Review by Randall Murphree

Her Majesty
Set in 1953, Her Majesty is about 13-year-old Elizabeth Wakefield who has one dream, and it is to meet her Royal Highness Queen Elizabeth II. Elizabeth’s hometown of Middleton, New Zealand, is shocked when they find out the Queen will be stopping there as part of her Royal Tour. The frenzy begins as all of Middleton prepares for the big day. 

Along the way, Elizabeth learns the importance of equality, truth, love, friendship and courage as she befriends the community’s outcast – an elderly Maori Indian woman named Hira. The unlikely friendship that develops between Elizabeth and Hira reveals a local history that has been tainted by racism and lies. This challenges Elizabeth to stand up for what she believes while risking her once-in-a-lifetime chance to meet the queen. 

The film contains questionable thematic elements and some mild language. There are nearly 10 mild profanities  plus eight uses of God’s name in vain. Hell is referenced as a place, and violent bullying is seen throughout the movie. There are several references to cannibalism, magical powers and implied sexual content  related to an affair. Demeaning comments are also made about Elizabeth’s body, and Hira may appear frightening to young children. Disrespect to parents is shown and never addressed through discipline. 

Her Majesty is rated PG.
Review by Rebecca Grace

Demetrius and the Gladiators
The story in this 1954 film picks up where the critically-acclaimed movie, The Robe (1953), ends, following the martyrdom of two Christians, Diana and Marcellus.

Victor Mature plays the title role of Demetrius, a Christian slave who is given the task by the Apostle Peter of keeping the robe of Jesus after His crucifixion and resurrection. For assaulting a centurion, Demetrius is sentenced to become a gladiator.

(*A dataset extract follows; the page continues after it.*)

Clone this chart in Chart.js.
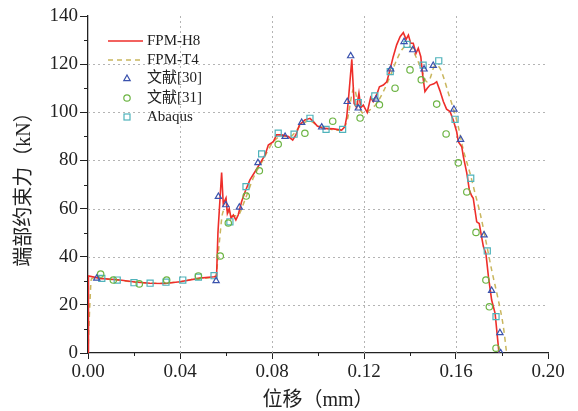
<!DOCTYPE html>
<html><head><meta charset="utf-8">
<script src="https://cdn.jsdelivr.net/npm/chart.js@4.4.0/dist/chart.umd.min.js"></script>
<style>html,body{margin:0;padding:0;background:#fff}#wrap{width:578px;height:411px}</style>
</head><body><div id="wrap"><canvas id="c" width="578" height="411"></canvas></div>
<script>
// ---- data ----
const xMajorTicks = [0, 0.04, 0.08, 0.12, 0.16, 0.20];
const xMinorTicks = [0.02, 0.06, 0.10, 0.14, 0.18];
const yMajorTicks = [0, 20, 40, 60, 80, 100, 120, 140];
const yMinorTicks = [10, 30, 50, 70, 90, 110, 130];
const seriesNames = ['FPM-H8', 'FPM-T4', '文献[30]', '文献[31]', 'Abaqus'];
const xTitle = '位移（mm）';
const yTitle = '端部约束力（kN）';

const fpmH8 = [[0,0],[0.0002,32],[0.0052,31],[0.0139,30.3],[0.0204,29.5],[0.027,29],[0.0335,28.9],[0.04,29.6],[0.0487,31.1],[0.0548,31.7],[0.0559,32],[0.0565,50],[0.0581,75],[0.0588,62],[0.06,64.4],[0.0606,58],[0.0614,60],[0.0622,56],[0.0632,57.3],[0.0643,55.3],[0.0653,57.3],[0.0668,62.9],[0.0683,67],[0.0704,71.9],[0.0726,75.3],[0.0748,78.8],[0.077,82.3],[0.0784,86.4],[0.0806,87.8],[0.082,90.6],[0.0842,90.6],[0.0871,89.9],[0.089,88.5],[0.0904,90.6],[0.0919,94.7],[0.0943,96.8],[0.0965,97.5],[0.098,96.1],[0.0997,94.3],[0.1023,93.3],[0.1067,93.1],[0.1103,92.6],[0.1117,94],[0.1125,98.2],[0.1132,105],[0.1147,122],[0.1157,103.7],[0.1168,102],[0.1178,108],[0.1186,102],[0.1197,103],[0.1214,99.9],[0.1229,106.2],[0.124,104.4],[0.1255,107.2],[0.1267,110.6],[0.1284,111.3],[0.1299,112.7],[0.1313,117.6],[0.1327,123.1],[0.1342,128],[0.1357,131.4],[0.1371,133.1],[0.1383,130.3],[0.1393,132.1],[0.1403,128.7],[0.1414,128.7],[0.1426,124.5],[0.1436,126.6],[0.1447,123.1],[0.1455,115.5],[0.1465,108.6],[0.1475,110],[0.1487,111.3],[0.1504,111.8],[0.1516,112.7],[0.153,109],[0.1545,104.5],[0.1559,101.3],[0.1574,100.3],[0.1588,96.8],[0.1603,91.9],[0.161,87.8],[0.1625,85.7],[0.1632,81.6],[0.1647,74.7],[0.1658,67.7],[0.1668,65.3],[0.1675,64.3],[0.169,54.5],[0.1701,53.8],[0.1719,44.2],[0.173,41.4],[0.1741,31.7],[0.1755,22],[0.177,16.5],[0.1777,9.6],[0.1787,0]];

const fpmT4 = [[0,0],[0.0008,20],[0.0015,31],[0.005,31],[0.012,30.3],[0.02,29.5],[0.03,29],[0.04,29.6],[0.048,31],[0.0555,31.8],[0.057,45],[0.0585,58],[0.06,60],[0.062,57],[0.065,57],[0.068,63],[0.072,73],[0.076,80],[0.08,87],[0.084,90],[0.088,90],[0.092,94],[0.096,96.5],[0.1,94.5],[0.105,93],[0.11,92.5],[0.1125,96],[0.1157,110],[0.1175,103],[0.1197,99.6],[0.1226,101],[0.1255,103.7],[0.1284,108.6],[0.1313,114.8],[0.1342,121.7],[0.1364,125.9],[0.1386,127.5],[0.1407,126.6],[0.1429,122.4],[0.1451,117.6],[0.1473,112.7],[0.1487,114],[0.1504,118.9],[0.1516,119.6],[0.153,118.3],[0.1545,114.8],[0.1567,107.9],[0.1588,101.7],[0.161,94],[0.1632,84.3],[0.1661,74.7],[0.1683,66.3],[0.1705,58],[0.1729,47],[0.1755,34.5],[0.1784,22],[0.1806,10.9],[0.182,0]];

const ref30 = [[0.0038,31],[0.0557,30],[0.0567,65],[0.0599,61.5],[0.0658,60.5],[0.0739,79],[0.0857,89.9],[0.0929,95.7],[0.1016,93.8],[0.1127,104.4],[0.1142,123.4],[0.1175,101.7],[0.1252,105.4],[0.1316,117.9],[0.1374,129.3],[0.1412,125.9],[0.1461,117.9],[0.1501,119.4],[0.1591,101.2],[0.162,88.7],[0.1722,49],[0.1755,25.9],[0.1791,8.4],[0.1794,0]];

const ref31 = [[0.0055,32.8],[0.011,30.3],[0.0223,28.7],[0.0342,30.3],[0.048,32],[0.0575,40.3],[0.061,54],[0.0688,65.2],[0.0745,75.7],[0.0827,86.7],[0.0943,91.3],[0.1064,96.3],[0.1183,97.6],[0.1267,103.1],[0.1335,110],[0.14,117.6],[0.1449,113.5],[0.1516,103.4],[0.1557,91],[0.161,79],[0.1647,66.9],[0.1687,50.1],[0.173,30.3],[0.1745,19.2],[0.1774,2]];

const abaqus = [[0.006,31],[0.0127,30.3],[0.02,29.2],[0.027,29],[0.0339,29.4],[0.0412,30.3],[0.048,31.5],[0.0548,32.1],[0.0617,54.5],[0.0687,69.1],[0.0755,82.7],[0.0827,91.3],[0.0896,90.9],[0.0965,97.5],[0.1035,92.9],[0.1107,92.9],[0.1175,104],[0.1247,106.8],[0.1314,116.9],[0.1387,128.2],[0.1457,119.6],[0.1525,121.4],[0.1596,97.1],[0.1664,72.6],[0.1736,42.4],[0.1774,15.1]];

// ---- styles ----
const C_RED = '#ee2e2a', C_OLIVE = '#c9b65e', C_BLUE = '#3a52ad', C_GREEN = '#6cb443', C_TEAL = '#4fb3bb';
const SERIF = '"Liberation Serif", "Noto Sans CJK SC", serif';
const toXY = a => a.map(p => ({x: p[0], y: p[1]}));

const decor = {
  id: 'decor',
  beforeDatasetsDraw(chart) {
    // dotted grid lines (major ticks only, excluding axes and outer edges)
    const {ctx, scales: {x, y}} = chart;
    ctx.save();
    ctx.strokeStyle = '#b4b4b4'; ctx.lineWidth = 1; ctx.setLineDash([2, 3]);
    x.ticks.forEach((t, i) => {
      if (i === 0 || i === x.ticks.length - 1) return;
      const px = Math.round(x.getPixelForValue(t.value)) + 0.5;
      ctx.beginPath(); ctx.moveTo(px, y.bottom); ctx.lineTo(px, y.top); ctx.stroke();
    });
    y.ticks.forEach((t, i) => {
      if (i === 0 || i === y.ticks.length - 1) return;
      const py = Math.round(y.getPixelForValue(t.value)) + 0.5;
      ctx.beginPath(); ctx.moveTo(x.left, py); ctx.lineTo(x.right, py); ctx.stroke();
    });
    ctx.restore();
  },
  afterDraw(chart) {
    const {ctx, scales: {x, y}} = chart;
    ctx.save();
    ctx.strokeStyle = '#222'; ctx.lineWidth = 1;
    xMinorTicks.forEach(v => {
      const px = Math.round(x.getPixelForValue(v)) + 0.5;
      ctx.beginPath(); ctx.moveTo(px, y.bottom); ctx.lineTo(px, y.bottom + 3); ctx.stroke();
    });
    yMinorTicks.forEach(v => {
      const py = Math.round(y.getPixelForValue(v)) + 0.5;
      ctx.beginPath(); ctx.moveTo(x.left, py); ctx.lineTo(x.left - 4, py); ctx.stroke();
    });
    // legend
    const lx = 108, tx = 147, mx = 127, rows = [41, 60, 78.5, 98, 117];
    ctx.lineWidth = 1.5;
    ctx.strokeStyle = C_RED; ctx.setLineDash([]);
    ctx.beginPath(); ctx.moveTo(lx, rows[0]); ctx.lineTo(lx + 35, rows[0]); ctx.stroke();
    ctx.strokeStyle = C_OLIVE; ctx.setLineDash([5, 4]);
    ctx.beginPath(); ctx.moveTo(lx, rows[1]); ctx.lineTo(lx + 35, rows[1]); ctx.stroke();
    ctx.setLineDash([]); ctx.lineWidth = 1.2;
    ctx.strokeStyle = C_BLUE; ctx.beginPath();
    ctx.moveTo(mx, rows[2] - 3.5); ctx.lineTo(mx + 3.2, rows[2] + 2.2); ctx.lineTo(mx - 3.2, rows[2] + 2.2); ctx.closePath(); ctx.stroke();
    ctx.strokeStyle = C_GREEN; ctx.beginPath(); ctx.arc(mx, rows[3], 3.2, 0, Math.PI * 2); ctx.stroke();
    ctx.strokeStyle = C_TEAL; ctx.strokeRect(mx - 3, rows[4] - 3, 6, 6);
    ctx.fillStyle = '#222'; ctx.font = '15px ' + SERIF; ctx.textBaseline = 'middle'; ctx.textAlign = 'left';
    seriesNames.forEach((n, i) => ctx.fillText(n, tx, rows[i]));
    ctx.restore();
  }
};

new Chart(document.getElementById('c'), {
  type: 'scatter',
  data: {
    datasets: [
      {label: seriesNames[2], data: toXY(ref30), pointStyle: 'triangle', pointRadius: 3.6, borderColor: C_BLUE, backgroundColor: 'rgba(0,0,0,0)', borderWidth: 1.2, order: 0},
      {label: seriesNames[3], data: toXY(ref31), pointStyle: 'circle', pointRadius: 3.2, borderColor: C_GREEN, backgroundColor: 'rgba(0,0,0,0)', borderWidth: 1.2, order: 0},
      {label: seriesNames[4], data: toXY(abaqus), pointStyle: 'rect', pointRadius: 4.3, borderColor: C_TEAL, backgroundColor: 'rgba(0,0,0,0)', borderWidth: 1.2, order: 0},
      {label: seriesNames[0], data: toXY(fpmH8), showLine: true, pointRadius: 0, borderColor: C_RED, borderWidth: 1.6, tension: 0, order: 1},
      {label: seriesNames[1], data: toXY(fpmT4), showLine: true, pointRadius: 0, borderColor: C_OLIVE, borderWidth: 1.5, borderDash: [5, 4], cubicInterpolationMode: 'monotone', order: 2}
    ]
  },
  options: {
    responsive: false, animation: false, devicePixelRatio: 1,
    layout: {padding: {left: 0, right: 30, top: 16, bottom: 0}},
    plugins: {legend: {display: false}, tooltip: {enabled: false}},
    scales: {
      x: {
        type: 'linear', min: 0, max: 0.2,
        afterBuildTicks: s => { s.ticks = xMajorTicks.map(v => ({value: v})); },
        afterFit: s => { s.height = 58; },
        ticks: {color: '#222', font: {family: SERIF, size: 19}, padding: 2, maxRotation: 0, autoSkip: false, callback: v => v.toFixed(2)},
        grid: {drawOnChartArea: false, tickColor: '#222', tickLength: 6},
        border: {color: '#222', width: 1.3},
        title: {display: true, text: xTitle, color: '#222', font: {family: SERIF, size: 20, lineHeight: 1}, padding: {top: 0, bottom: 0}}
      },
      y: {
        type: 'linear', min: 0, max: 140,
        afterBuildTicks: s => { s.ticks = yMajorTicks.map(v => ({value: v})); },
        afterFit: s => { s.width = 88; },
        ticks: {color: '#222', font: {family: SERIF, size: 19}, padding: 2, autoSkip: false},
        grid: {drawOnChartArea: false, tickColor: '#222', tickLength: 8},
        border: {color: '#222', width: 1.3},
        title: {display: true, text: yTitle, color: '#222', font: {family: SERIF, size: 20, lineHeight: 1}, padding: {top: 15, bottom: 0}}
      }
    }
  },
  plugins: [decor]
});
</script></body></html>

The pressure on Christians to live right in a wrong world is impressively portrayed, as Demetrius abandons his faith after he believes God allowed the death of the woman he loved. His journey from bitterness to repentance is a believable and redemptive story.

Demetrius’ crisis of faith, however, includes implied fornication and adultery, along with idolatry and drunkenness. Although it is told in restrained fashion according to the morality of the 1950s, it is inappropriate for children. Of course, the violence in the gladiatorial arena is muted compared to modern films.

Demetrius and the Gladiators is not rated and is available on DVD.